The blind was primarily built of wood from a tree on Berry's property, cut on a portable sawmill at a cost of 25 cents per board foot, saving $5,500. Total cost for the lumber was $560, including the use of treated wood for structural areas and plywood for benches and roof.
The men used a tobacco-barn style of construction, with the wall planks running vertically rather than horizontally. The cracks between the planks are covered with narrow strips of wood.
The floor was built in three sections. Two sections measured 8 feet by 6 feet, while the other is 4 feet by 12 feet. The floor joists are 2-inch-by-4-inch lumber set on 24-inch centers with 2-inch-by-6-inch headers along the ends of each section for stability. Support posts were 4-inch-by-4-inch lumber.
The completed floor footprint is 12 feet by 12 feet. The sides rise from the floor 40 inches, and then angle inward and upward. These angled wall sections are 18 inches front to back. A mid-wall runs from the back of the blind to a distance of 8 feet and supports a roof. The 11-foot-long roof is gabled, extending 40 inches on either side of the mid-wall. Height from the floor decking to the roof peak is 7 feet. Hunters enter the blind from a door in the rear and can walk around the mid-wall at the front of the blind to the other side.
The duck blind has three wooden benches. The front bench is 18 inches wide by 6 feet long. The side benches, located back to back along the mid-wall, are 24 inches wide by 8 feet long. The front bench attaches to the ends of the two side benches. The benches are made of plywood and are boxed in around the bases. The tops are hinged for access to the compartments. Metal swing gates cover vent holes in the bench lids and sides to allow gear inside to dry.
Two 25,000-btu propane heaters are located along the front wall, and an RV cooking stove/oven is positioned in the rear corner. Another 30,000-btu propane heater set at the rear of the blind inside the bench seat nearest the cooking stove delivers forced hot air.

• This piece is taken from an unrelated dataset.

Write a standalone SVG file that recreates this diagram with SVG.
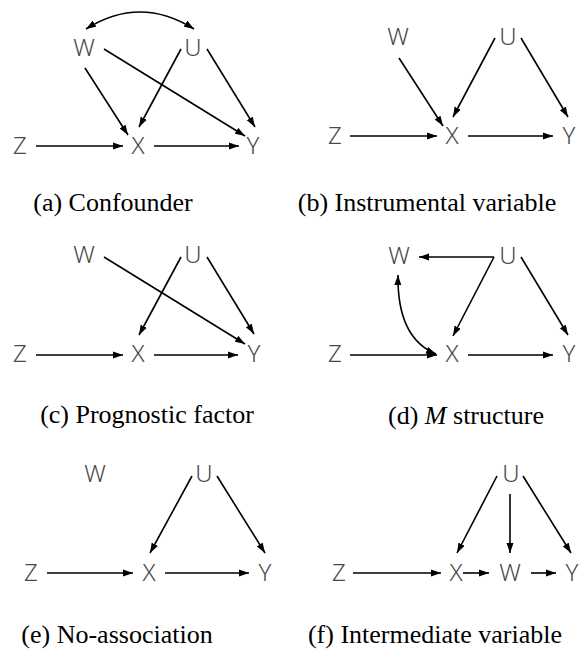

Slats nailed to the vertical strips along the outside of the blind create brush holders in the gaps left between the strips. Notches in boards set along the top of the blind's sides create gun racks. The notched boards are also angled toward the outside of the blind and attached to backboards, creating a continuous shell and gear trough all along the edge of the blind behind the gun barrel notches.
The completed duck blind allows shooting from three sides. A three-rung aluminum stepladder allows access from the ground level to the blind.
"It is my wish that all Wildfowl readers use caution while boating," Tatem said. "Ernest and I have learned this lesson by losing a good hunting partner and fellow brother in Christ. We have strict rules about wearing a life jacket in the boat. Life jackets are like seat belts in cars. They don't do any good unless they are being used.
"Ernest and myself will have years of fun using our duck blind and carrying on the tradition of sharing our passion for duck hunting as Tommy Brock did with me."